Steve Jobs book + old Macintosh
Steve and my "antique" 512k Mac (1985)

I wasn't sure that I'd even read Steve Jobs by Walter Isaacson that I got for Christmas. Even though I've used Apple products since the original Mac came out in 1984, I've never been fan of Jobs himself.

Weeks went by until I ran out of other books to read and out of boredom I picked it up and started to read. Six hundred pages later I'm glad I did.

The book describes an incredibly driven and brilliant man who was a huge pain in the ass to work for or be friends with.

Not all business

The story of how Steve Jobs started Apple, was fired and disgraced, and eventually returned to build it into one of the world's most successful companies is told in great detail. Maybe too much detail. If this sort of American rags to riches story interests you, you'll enjoy the book.

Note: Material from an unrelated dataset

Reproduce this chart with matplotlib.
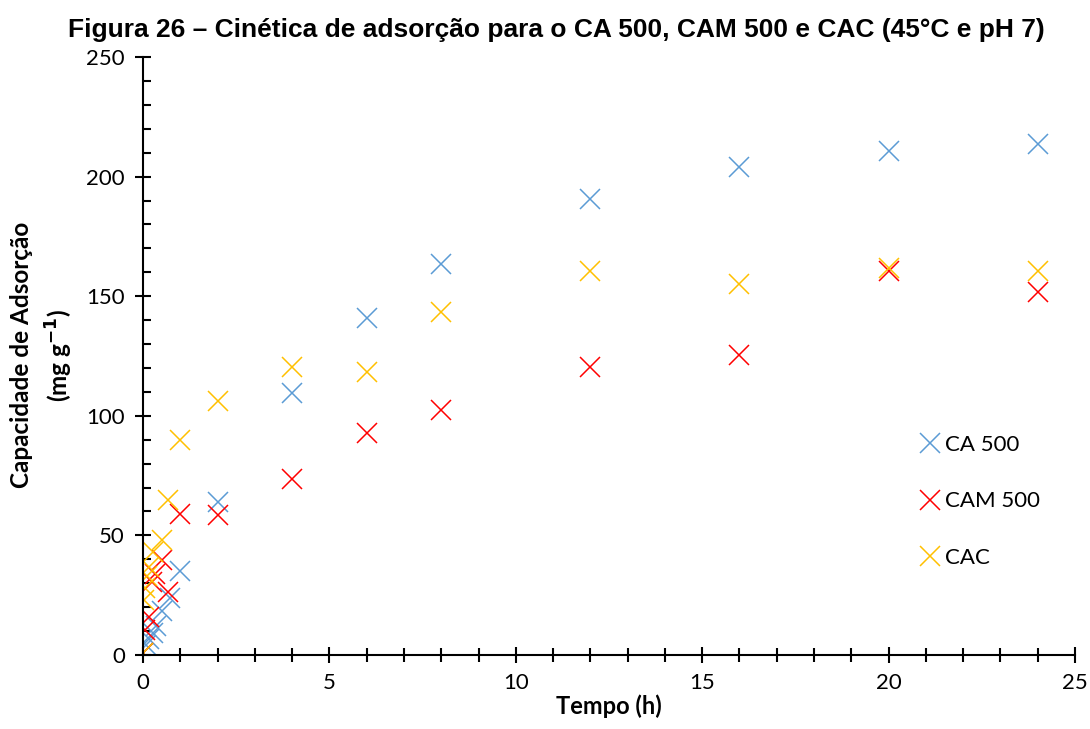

There's another story intertwined, that of a man who was brutally honest yet cunning and deceptive at times. A man who attracted devoted friends who he sometimes cast aside. An adopted boy who suffered the pain of rejection, yet seemed to forget this lesson as a parent to his own children.

In writing the book Isaacson spoke at great length with Jobs, his associates and family. The stories aren't all flattering, not by a long shot. But by and large they are interesting.

The personal destruction that sometimes accompanied Jobs' fanatic pursuit of excellence reminds me of what Neil Young described as "collateral damage" to friends and family as he follows the music no matter where it leads.